Records with drawing code
========================
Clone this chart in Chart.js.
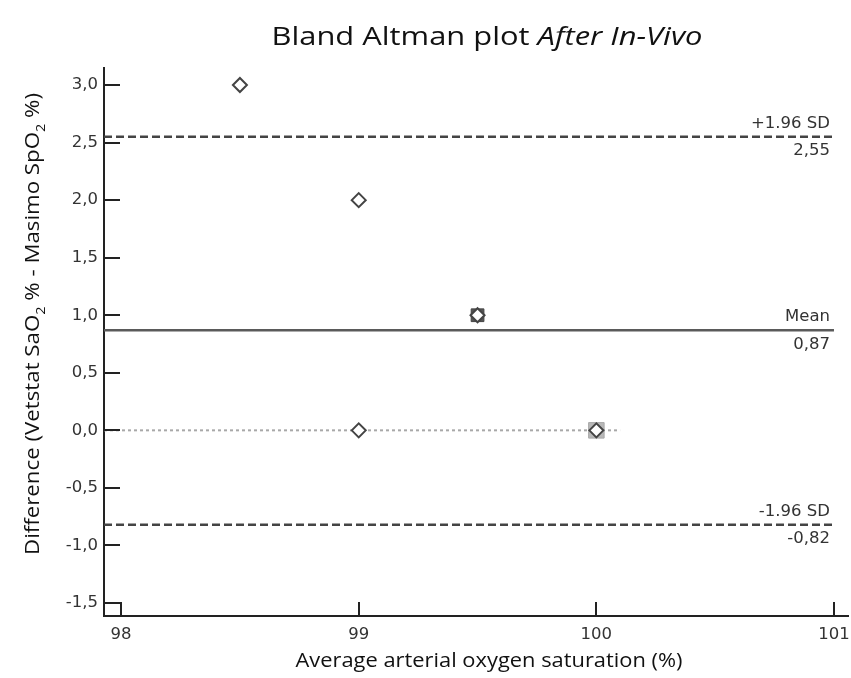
<!DOCTYPE html>
<html><head><meta charset="utf-8">
<script src="https://cdn.jsdelivr.net/npm/chart.js@4.4.1/dist/chart.umd.min.js"></script>
<style>html,body{margin:0;padding:0;background:#fff;overflow:hidden}#wrap{width:851px;height:678px;position:relative}canvas{display:block}</style>
</head><body><div id="wrap"><canvas id="c" width="851" height="678"></canvas></div>
<script>
// ---- data ----
const avgSat = [98.5, 99, 99.5, 99, 100];
const diffs = [3.0, 2.0, 1.0, 0.0, 0.0];
const repeatedAvg = [99.5, 100];
const repeatedDiff = [1.0, 0.0];
const meanDiff = 0.87;
const upperLoA = 2.55;
const lowerLoA = -0.82;
const zeroLineEnd = 100.1;
const yTicks = [3.0, 2.5, 2.0, 1.5, 1.0, 0.5, 0.0, -0.5, -1.0, -1.5];
const xTicks = [98, 99, 100, 101];
const xRange = [97.928, 101.059];
const yRange = [-1.613, 3.148];

const fmt = v => v.toFixed(1).replace('.', ',');
const fmt2 = v => v.toFixed(2).replace('.', ',');

const pts = avgSat.map((x, i) => ({x, y: diffs[i]}));
const rep = repeatedAvg.map((x, i) => ({x, y: repeatedDiff[i]}));
const hline = (y, x0, x1) => [{x: x0, y}, {x: x1, y}];

const tickFont = {family: '"DejaVu Sans", sans-serif', size: 16.5};

function drawFitted(ctx, text, cx, cy, font, targetW) {
  ctx.font = font;
  const w = ctx.measureText(text).width;
  const s = targetW / w;
  ctx.save();
  ctx.translate(cx, cy); ctx.scale(s, 1);
  ctx.textAlign = 'center'; ctx.textBaseline = 'middle';
  ctx.fillText(text, 0, 0);
  ctx.restore();
}

const decor = {
  id: 'decor',
  afterDatasetsDraw(chart) {
    const ctx = chart.ctx, xs = chart.scales.x, ys = chart.scales.y;
    const ca = chart.chartArea;
    ctx.save();
    // inward tick marks
    ctx.strokeStyle = '#222'; ctx.lineWidth = 2;
    yTicks.forEach(v => {
      const py = Math.round(ys.getPixelForValue(v));
      ctx.beginPath(); ctx.moveTo(ca.left, py); ctx.lineTo(ca.left + 16, py); ctx.stroke();
    });
    xTicks.forEach(v => {
      const px = Math.round(xs.getPixelForValue(v));
      ctx.beginPath(); ctx.moveTo(px, ca.bottom); ctx.lineTo(px, ca.bottom - 14); ctx.stroke();
    });
    // line labels
    ctx.fillStyle = '#333';
    ctx.font = '16.5px "DejaVu Sans", sans-serif';
    ctx.textAlign = 'right';
    const rx = xs.getPixelForValue(101) - 4;
    const lab = (v, top, bottom) => {
      const py = ys.getPixelForValue(v);
      ctx.textBaseline = 'bottom'; ctx.fillText(top, rx, py - 5);
      ctx.textBaseline = 'top'; ctx.fillText(bottom, rx, py + 6);
    };
    lab(upperLoA, '+1.96 SD', fmt2(upperLoA));
    lab(meanDiff, 'Mean', fmt2(meanDiff));
    lab(lowerLoA, '-1.96 SD', fmt2(lowerLoA));
    ctx.restore();
  },
  afterDraw(chart) {
    const ctx = chart.ctx;
    ctx.save();
    ctx.fillStyle = '#111';
    // title (mixed roman / italic), fitted to width
    const f1 = '25px "Open Sans", sans-serif', f2 = 'italic 25px "Open Sans", sans-serif';
    const a = 'Bland Altman plot ', b = 'After In-Vivo';
    ctx.font = f1; const wa = ctx.measureText(a).width;
    ctx.font = f2; const wb = ctx.measureText(b).width;
    const s = 431 / (wa + wb);
    ctx.save();
    ctx.translate(487, 38); ctx.scale(s, 1);
    ctx.textAlign = 'left'; ctx.textBaseline = 'middle';
    const x0 = -(wa + wb) / 2;
    ctx.font = f1; ctx.fillText(a, x0, 0);
    ctx.font = f2; ctx.fillText(b, x0 + wa, 0);
    ctx.restore();
    // x title
    drawFitted(ctx, 'Average arterial oxygen saturation (%)', 489, 661, '20px "Open Sans", sans-serif', 387);
    // y title with subscripts
    const runs = [['Difference (Vetstat SaO', 0], ['2', 1], [' % - Masimo SpO', 0], ['2', 1], [' %)', 0]];
    const fMain = '20px "Open Sans", sans-serif', fSub = '13px "Open Sans", sans-serif';
    let tw = 0;
    runs.forEach(r => { ctx.font = r[1] ? fSub : fMain; tw += ctx.measureText(r[0]).width; });
    const sy = 462 / tw;
    ctx.translate(33, 324); ctx.rotate(-Math.PI / 2); ctx.scale(sy, 1);
    let cx = -tw / 2;
    ctx.textAlign = 'left'; ctx.textBaseline = 'middle';
    runs.forEach(r => {
      ctx.font = r[1] ? fSub : fMain;
      ctx.fillText(r[0], cx, r[1] ? 8 : 0);
      cx += ctx.measureText(r[0]).width;
    });
    ctx.restore();
  }
};

new Chart(document.getElementById('c'), {
  type: 'scatter',
  data: {
    datasets: [
      {data: hline(0, xRange[0], zeroLineEnd), showLine: true, borderColor: '#a8a8a8', borderWidth: 2, borderDash: [3, 3], pointRadius: 0, order: 5},
      {data: hline(meanDiff, xRange[0], 101), showLine: true, borderColor: '#5a5a5a', borderWidth: 2.5, pointRadius: 0, order: 4},
      {data: hline(upperLoA, xRange[0], 101), showLine: true, borderColor: '#444', borderWidth: 2.5, borderDash: [8, 4], pointRadius: 0, order: 4},
      {data: hline(lowerLoA, xRange[0], 101), showLine: true, borderColor: '#444', borderWidth: 2.5, borderDash: [8, 4], pointRadius: 0, order: 4},
      {data: rep, pointStyle: 'rect', pointRadius: [9, 11], backgroundColor: ['#555', '#b8b8b8'], borderColor: ['#444', '#aaa'], borderWidth: 1, order: 2},
      {data: pts, pointStyle: 'rectRot', pointRadius: 7, backgroundColor: '#fff', borderColor: '#444', borderWidth: 2, order: 1}
    ]
  },
  options: {
    responsive: false, animation: false,
    layout: {autoPadding: false, padding: {top: 68, right: 3, left: 0, bottom: 0}},
    plugins: {legend: {display: false}, tooltip: {enabled: false}, title: {display: false}},
    scales: {
      x: {
        type: 'linear', min: xRange[0], max: xRange[1],
        afterBuildTicks: s => { s.ticks = xTicks.map(v => ({value: v})); },
        afterFit: s => { s.height = 62; s.paddingLeft = 0; s.paddingRight = 0; },
        grid: {display: false, drawTicks: false, tickLength: 0},
        border: {display: true, color: '#222', width: 2},
        ticks: {font: tickFont, color: '#333', padding: 9, maxRotation: 0, autoSkip: false, callback: v => String(v)}
      },
      y: {
        type: 'linear', min: yRange[0], max: yRange[1],
        afterBuildTicks: s => { s.ticks = yTicks.map(v => ({value: v})); },
        afterFit: s => { s.width = 104; s.paddingTop = 0; s.paddingBottom = 0; },
        grid: {display: false, drawTicks: false, tickLength: 0},
        border: {display: true, color: '#222', width: 2},
        ticks: {font: tickFont, color: '#333', padding: 6, autoSkip: false, callback: v => fmt(v)}
      }
    }
  },
  plugins: [decor]
});
</script></body></html>
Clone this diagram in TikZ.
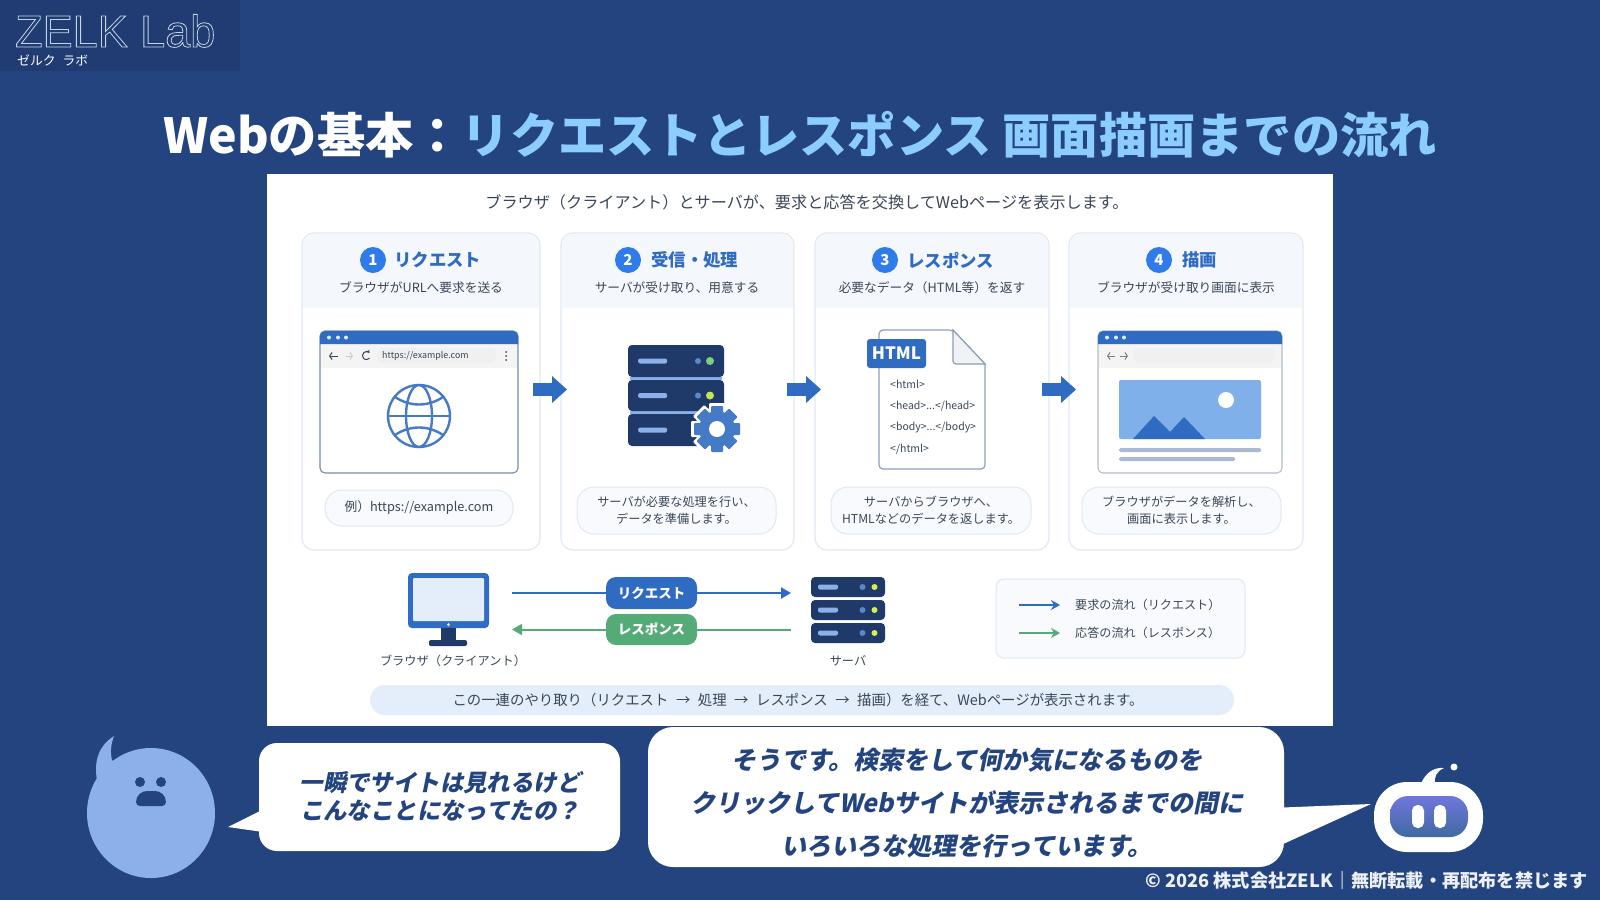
\documentclass[tikz,border=0pt]{standalone}
\usepackage{fontspec}
\setmainfont{Noto Sans CJK JP}
\newfontfamily\bubblefont[FakeSlant=0.2]{Noto Sans CJK JP}
\newfontfamily\logofont{Liberation Sans}
\usetikzlibrary{arrows.meta,calc,shapes.misc}
\definecolor{pagebg}{HTML}{23447E}
\definecolor{logobg}{HTML}{203C73}
\definecolor{titleblue}{HTML}{8CCDFF}
\definecolor{brandblue}{HTML}{2F6BC0}
\definecolor{numblue}{HTML}{2F7BEA}
\definecolor{navy}{HTML}{1F3A68}
\definecolor{cardline}{HTML}{DFE8F4}
\definecolor{headbg}{HTML}{F4F7FC}
\definecolor{pillbg}{HTML}{F8FAFE}
\definecolor{bodytext}{HTML}{3A4657}
\definecolor{flowgreen}{HTML}{55AB78}
\definecolor{skyimg}{HTML}{7FB0EA}
\definecolor{sumbg}{HTML}{E4EEFB}
\definecolor{blob}{HTML}{8CB1EA}
\definecolor{faceTop}{HTML}{7076DC}
\definecolor{faceBot}{HTML}{3F6AA0}
\newcommand{\fs}[2]{\fontsize{#1}{#2}\selectfont}
% Box given by its pixel corners: \pxnode[style]{name}{x1}{y1}{x2}{y2}{text}
\newcommand{\pxnode}[7][]{%
  \node[inner sep=0pt,outer sep=0pt,align=center,
        minimum width={(#5-#3)*1pt},minimum height={(#6-#4)*1pt},#1]
    (#2) at ({(#3+#5)/2},{(#4+#6)/2}) {#7};}
% Card frame with a tinted header band
\newcommand{\card}[3]{%
  \pxnode[cardframe]{#1}{#2}{233}{#3}{550}{}
  \fill[headbg] (#2+1,308) [rounded corners=12pt] -- (#2+1,234) -- (#3-1,234) [sharp corners] -- (#3-1,308) -- cycle;}
% Browser window chrome
\newcommand{\browser}[2]{%
  \pxnode[rounded corners=5pt,draw=#2,line width=1.1pt,fill=white]{win#1}{\winL}{331}{\winR}{473}{}
  \fill[headbg!60!gray!20] (\winL+1,344) rectangle (\winR-1,368);
  \fill[brandblue] (\winL,344) [rounded corners=5pt] -- (\winL,331) -- (\winR,331) [sharp corners] -- (\winR,344) -- cycle;
  \foreach \d in {9,18,26} \fill[white!85!brandblue] (\winL+\d,337.5) circle (2);}
% Server rack unit
\newcommand{\rackunit}[8]{%
  % name x1 y1 x2 y2 slot-length status-radius status-colour
  \pxnode[fill=navy,rounded corners=4pt]{#1}{#2}{#3}{#4}{#5}{}
  \fill[blob,rounded corners=2pt] (#2+#6*0.35,{(#3+#5)/2-2.5}) rectangle (#2+#6*1.35,{(#3+#5)/2+2.5});
  \fill[#8] (#4-#7*3.5,{(#3+#5)/2}) circle (#7);
  \fill[brandblue!80!white] (#4-#7*3.5-12,{(#3+#5)/2}) circle (3);}
\tikzset{
  cardframe/.style={draw=cardline,line width=1.2pt,rounded corners=12pt,fill=white},
  descpill/.style={draw=cardline,line width=1pt,fill=pillbg,rounded corners=17pt,text=bodytext,font=\fs{12.2}{17}},
  numdot/.style={circle,fill=numblue,text=white,inner sep=0pt,minimum size=26pt,font=\fs{15}{15}\bfseries},
  cardhead/.style={anchor=west,inner sep=0pt,text=brandblue,font=\fs{17.4}{17}\bfseries},
  cardsub/.style={inner sep=0pt,text=bodytext,font=\fs{12.7}{14}},
  blockarrow/.style={draw=brandblue,line width=13pt,-{Triangle[length=15pt,width=27pt,line width=0pt]}},
  flowpill/.style={rounded corners=10pt,text=white,font=\fs{13.5}{14}\bfseries},
  toolarrow/.style={line width=1pt,-{Straight Barb[length=2.5pt,width=7pt]}},
  codeline/.style={anchor=west,inner sep=0pt,text=bodytext,font=\fs{10.5}{11}},
  caption/.style={inner sep=0pt,text=bodytext,font=\fs{12.2}{14}},
  speech/.style={inner sep=0pt,align=center,text=pagebg},
}
\begin{document}
\begin{tikzpicture}[x=1pt,y=-1pt]
\useasboundingbox (0,0) rectangle (1600,900);
\fill[pagebg] (0,0) rectangle (1600,900);

% Logo block
\fill[logobg] (0,0) rectangle (240,71);
\node[anchor=base west,inner sep=0pt,text=white] (logo) at (15,47)
  {\logofont\fs{45}{46}\special{pdf:literal direct 1 Tr 0.8 w 0.78 0.83 0.90 RG}ZELK Lab\special{pdf:literal direct 0 Tr}};
\node[anchor=west,inner sep=0pt,text=white] (logosub) at (17,60) {\fs{12.8}{13}ゼルク\hspace{7pt}ラボ};

% Heading
\node[inner sep=0pt,text=white] (heading) at (800,135)
  {\fs{48.25}{50}\bfseries Webの基本：\textcolor{titleblue}{リクエストとレスポンス 画面描画までの流れ}};

% White sheet
\fill[white] (267,174) rectangle (1333,726);
\node[inner sep=0pt,text=bodytext] (lead) at (807,202)
  {\fs{16.15}{17}ブラウザ（クライアント）とサーバが、要求と応答を交換してWebページを表示します。};

% Step cards
\card{c1}{302}{540}
\card{c2}{561}{794}
\card{c3}{815}{1049}
\card{c4}{1069}{1303}

\node[numdot] (n1) at (373,260) {1};
\node[numdot] (n2) at (628,260) {2};
\node[numdot] (n3) at (885,260) {3};
\node[numdot] (n4) at (1159,260) {4};
\node[cardhead] (h1) at (394,260) {リクエスト};
\node[cardhead] (h2) at (651,260) {受信・処理};
\node[cardhead] (h3) at (907,260) {レスポンス};
\node[cardhead] (h4) at (1182,260) {描画};
\node[cardsub] (s1) at (421,288) {ブラウザがURLへ要求を送る};
\node[cardsub] (s2) at (677,288) {サーバが受け取り、用意する};
\node[cardsub] (s3) at (932,288) {必要なデータ（HTML等）を返す};
\node[cardsub] (s4) at (1186,288) {ブラウザが受け取り画面に表示};

% Block arrows between cards
\coordinate (a1s) at (533,389.5); \coordinate (a1e) at (567,389.5);
\coordinate (a2s) at (787,389.5); \coordinate (a2e) at (821,389.5);
\coordinate (a3s) at (1042,389.5); \coordinate (a3e) at (1076,389.5);
\draw[blockarrow] (a1s) -- (a1e);
\draw[blockarrow] (a2s) -- (a2e);
\draw[blockarrow] (a3s) -- (a3e);

% Step 1: browser with globe
\def\winL{320}\def\winR{518}
\browser{a}{brandblue!45!gray!85}
\fill[white!88!gray,rounded corners=5pt] (377,348) rectangle (496,363);
\node[anchor=west,inner sep=0pt,text=bodytext] (url) at (382,356) {\fs{8.9}{9}https://example.com};
\draw[toolarrow,bodytext] (338,356) -- (329,356);
\draw[toolarrow,gray!40] (346,356) -- (353,356);
\draw[line width=1pt,bodytext,{Stealth[length=3pt,width=4pt]}-] (369.5,353) arc (-40:-320:4);
\foreach \d in {352,356,360} \fill[bodytext] (506,\d) circle (1);
\begin{scope}[brandblue!90!white,line width=2.4pt]
  \draw (419,416) circle (31);
  \draw (419,416) ellipse (13 and 31);
  \draw (388,416) -- (450,416);
  \draw (395,397) .. controls (410,407) and (428,407) .. (443,397);
  \draw (395,435) .. controls (410,425) and (428,425) .. (443,435);
\end{scope}
\pxnode[descpill]{p1}{325}{490}{513}{526}{\fs{12.7}{15}\raisebox{-0.5pt}{例）https://example.com}}

% Step 2: server rack with gear
\fill[blob] (630,377) rectangle (722,380);
\fill[blob] (630,411) rectangle (722,414);
\rackunit{r1}{628}{345}{724}{377}{29}{4}{green!45!gray!70!white}
\rackunit{r2}{628}{380}{724}{411}{29}{4}{yellow!70!green!75!white}
\rackunit{r3}{628}{414}{724}{446}{29}{0}{navy}
\foreach \a in {0,45,...,315}
  \fill[white,rotate around={\a:(717,429)},rounded corners=1pt] (709,403) rectangle (725,415);
\fill[white] (717,429) circle (22);
\foreach \a in {0,45,...,315}
  \fill[brandblue!90!white,rotate around={\a:(717,429)},rounded corners=1pt] (711,406) rectangle (723,415);
\fill[brandblue!90!white] (717,429) circle (18);
\fill[white] (717,429) circle (8);
\pxnode[descpill]{p2}{577}{487}{776}{534}{サーバが必要な処理を行い、\\データを準備します。}

% Step 3: HTML document
\draw[draw=brandblue!45!gray!70,fill=white,line width=1.2pt,rounded corners=4pt]
  (879,330) -- (953,330) [sharp corners] -- (985,364) [rounded corners=4pt] -- (985,469) -- (879,469) -- cycle;
\draw[draw=brandblue!45!gray!70,fill=headbg!70!gray!30,line width=1.2pt]
  (953,330) [rounded corners=3pt] -- (953,364) [sharp corners] -- (985,364) -- cycle;
\pxnode[fill=brandblue,rounded corners=3pt,text=white,font=\fs{17}{18}\bfseries]{tag}{867}{339}{926}{368}{HTML}
\node[codeline] (l1) at (890,384) {<html>};
\node[codeline] (l2) at (890,406) {<head>...</head>};
\node[codeline] (l3) at (890,428) {<body>...</body>};
\node[codeline] (l4) at (890,449) {</html>};
\pxnode[descpill]{p3}{831}{487}{1031}{534}{サーバからブラウザへ、\\HTMLなどのデータを返します。}

% Step 4: rendered page
\def\winL{1098}\def\winR{1282}
\browser{b}{brandblue!30!gray!50}
\fill[white!88!gray,rounded corners=4pt] (1134,348) rectangle (1274,363);
\draw[toolarrow,bodytext!70] (1115,356) -- (1107,356);
\draw[toolarrow,bodytext!70] (1120,356) -- (1128,356);
\fill[skyimg,rounded corners=2pt] (1119,380) rectangle (1261,439);
\fill[white] (1226,400) circle (8);
\fill[brandblue] (1133,439) -- (1154,416) -- (1170,432) -- (1184,417) -- (1205,439) -- cycle;
\fill[gray!50!brandblue!50!white,rounded corners=1.5pt] (1119,448) rectangle (1261,452);
\fill[gray!50!brandblue!50!white,rounded corners=1.5pt] (1119,457) rectangle (1235,461);
\pxnode[descpill]{p4}{1082}{487}{1281}{534}{ブラウザがデータを解析し、\\画面に表示します。}

% Client and server exchange
\pxnode[fill=brandblue!92!numblue,rounded corners=4pt]{monitor}{408}{573}{489}{628}{}
\fill[sumbg,rounded corners=1pt] (413,578) rectangle (484,621);
\fill[white] (448.5,624.5) circle (1.5);
\fill[navy] (441,628) rectangle (456,640);
\fill[navy,rounded corners=2pt] (429,640) rectangle (467,646);
\node[caption] (clientlabel) at (453,661) {ブラウザ（クライアント）};

\rackunit{sv1}{811}{577}{885}{597}{20}{3}{yellow!80!green!70!white}
\rackunit{sv2}{811}{600}{885}{620}{20}{3}{yellow!80!green!70!white}
\rackunit{sv3}{811}{623}{885}{643}{20}{3}{yellow!80!green!70!white}
\node[caption] (serverlabel) at (848,661) {サーバ};

\pxnode[fill=brandblue,flowpill]{reqp}{606}{577}{697}{609}{リクエスト}
\pxnode[fill=flowgreen,flowpill]{resp}{606}{614}{697}{645}{レスポンス}
\draw[brandblue,line width=2pt,-{Triangle[length=10pt,width=11pt]}]
  (reqp.east) -- ([xshift=-20pt]sv1.west |- reqp.east);
\draw[brandblue,line width=2pt]
  ([xshift=23pt]monitor.east |- reqp.west) -- (reqp.west);
\draw[flowgreen,line width=2pt,-{Triangle[length=10pt,width=11pt]}]
  (resp.west) -- ([xshift=23pt]monitor.east |- resp.west);
\draw[flowgreen,line width=2pt]
  ([xshift=-20pt]sv3.west |- resp.east) -- (resp.east);

% Legend
\pxnode[draw=cardline,line width=1pt,fill=pillbg,rounded corners=8pt]{legend}{996}{579}{1245}{658}{}
\coordinate (leg1s) at (1019,605); \coordinate (leg1e) at (1060,605);
\coordinate (leg2s) at (1019,633); \coordinate (leg2e) at (1060,633);
\draw[brandblue,line width=2pt,-{Stealth[length=9pt,width=10pt]}] (leg1s) -- (leg1e);
\draw[flowgreen,line width=2pt,-{Stealth[length=9pt,width=10pt]}] (leg2s) -- (leg2e);
\node[caption,anchor=west,font=\fs{12.1}{14}] (legt1) at (1075,605) {要求の流れ（リクエスト）};
\node[caption,anchor=west,font=\fs{12.1}{14}] (legt2) at (1075,633) {応答の流れ（レスポンス）};

% Summary strip
\pxnode[fill=sumbg,rounded corners=15pt,text=bodytext,font=\fs{14.4}{15}]{summary}{370}{685}{1234}{715}
  {この一連のやり取り（リクエスト\hspace{7.5pt}→\hspace{7.5pt}処理\hspace{7.5pt}→\hspace{7.5pt}レスポンス\hspace{7.5pt}→\hspace{7.5pt}描画）を経て、Webページが表示されます。\hspace{8pt}}

% Left speaker
\fill[blob] (114,736) .. controls (100,745) and (92,760) .. (98,785) -- (125,775) -- (112,760) .. controls (110,752) and (111,744) .. (114,736) -- cycle;
\fill[blob] (151,813) ellipse (64 and 65);
\fill[pagebg] (140,782) circle (5);
\fill[pagebg] (161,782) circle (5);
\fill[pagebg,rounded corners=4pt] (136,806) .. controls (136,795) and (142,791) .. (151,791) .. controls (160,791) and (166,795) .. (166,806) -- cycle;

% Left speech balloon
\fill[white] (270,806) -- (228,827) -- (270,833) -- cycle;
\pxnode[fill=white,rounded corners=18pt]{leftbubble}{259}{743}{620}{851}{}
\node[speech,font=\bubblefont\fs{23.4}{28}\bfseries] (lefttext) at (440,796)
  {一瞬でサイトは見れるけど\\こんなことになってたの？};

% Right speech balloon
\fill[white] (1270,808) -- (1371,804) -- (1270,850) -- cycle;
\pxnode[fill=white,rounded corners=25pt]{rightbubble}{648}{727}{1284}{867}{}
\node[speech,font=\bubblefont\fs{25}{43}\bfseries] (righttext) at (967,803)
  {そうです。検索をして何か気になるものを\\クリックしてWebサイトが表示されるまでの間に\\いろいろな処理を行っています。};

% Right speaker
\fill[white] (1421,784) .. controls (1425,773) and (1434,767) .. (1444,768) .. controls (1437,771) and (1434,776) .. (1435,784) -- cycle;
\fill[white] (1454,767) circle (3.5);
\pxnode[fill=white,rounded corners=33pt]{robot}{1374}{782}{1483}{852}{}
\shade[top color=faceTop,bottom color=faceBot,rounded corners=18pt] (1390,796) rectangle (1468,837);
\fill[white,rounded corners=5.5pt] (1412,805) rectangle (1424,828);
\fill[white,rounded corners=5.5pt] (1434,805) rectangle (1446,828);

% Footer
\node[anchor=east,inner sep=0pt,text=white!92!pagebg] (footer) at (1588,881)
  {\fs{18.2}{19}\bfseries © 2026 株式会社ZELK｜無断転載・再配布を禁じます};
\end{tikzpicture}
\end{document}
========================
Everything from the first line of the listing above through the line that contains "const fmt2 = v" is to be restated word for word, minus the pictures.

Clone this chart in Chart.js.
<!DOCTYPE html>
<html><head><meta charset="utf-8">
<script src="https://cdn.jsdelivr.net/npm/chart.js@4.4.1/dist/chart.umd.min.js"></script>
<style>html,body{margin:0;padding:0;background:#fff;overflow:hidden}#wrap{width:851px;height:678px;position:relative}canvas{display:block}</style>
</head><body><div id="wrap"><canvas id="c" width="851" height="678"></canvas></div>
<script>
// ---- data ----
const avgSat = [98.5, 99, 99.5, 99, 100];
const diffs = [3.0, 2.0, 1.0, 0.0, 0.0];
const repeatedAvg = [99.5, 100];
const repeatedDiff = [1.0, 0.0];
const meanDiff = 0.87;
const upperLoA = 2.55;
const lowerLoA = -0.82;
const zeroLineEnd = 100.1;
const yTicks = [3.0, 2.5, 2.0, 1.5, 1.0, 0.5, 0.0, -0.5, -1.0, -1.5];
const xTicks = [98, 99, 100, 101];
const xRange = [97.928, 101.059];
const yRange = [-1.613, 3.148];

const fmt = v => v.toFixed(1).replace('.', ',');
const fmt2 = v => v.toFixed(2).replace('.', ',');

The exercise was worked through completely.